Re: what's foucaultian

From: Paul Dillon (dillonph@northcoast.com)
Date: Fri Mar 10 2000 - 11:24:36 PST


Phillip,

On the basis of your description of Foucaultianism it would be hard to
distinguish it from a lot of other stuff, say the League of Womens Voters,
Public Interest Research Groups of all kinds, etc.

When I asked Nate about the Foucault issue I was specifically wondering
about how a theoretical framework (archaelogies of knowledges in Foucault's
case) might serve people to better assimilate and interpret their practice
as part of reflexive, feed-back evaluation.

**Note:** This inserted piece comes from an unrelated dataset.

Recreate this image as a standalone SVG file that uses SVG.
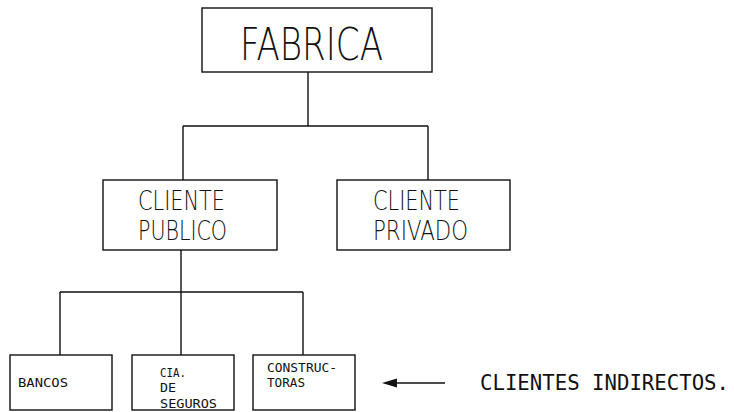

The simple fact of returning
information of course does start this process; but what is most relevant is
WHAT information is returned, whether the constructs of a given theoretical
orientation (eg, community of practice, division of labor, episteme, genre,
audience, etc. etc.) are actually useful in the specific practice to which
they are applied (eg, running a CTC, setting up neighborhood advisory
committees to link local needs to CTC programming, writing a journal
article, etc.)

This to me is where the tire hits the road--looking at which theoretical
constructs are used and useful in which types of practice. Theory as
artifact in which activity systems. I'm still waiting to see an example of
Foucaultianism in this kind of practice.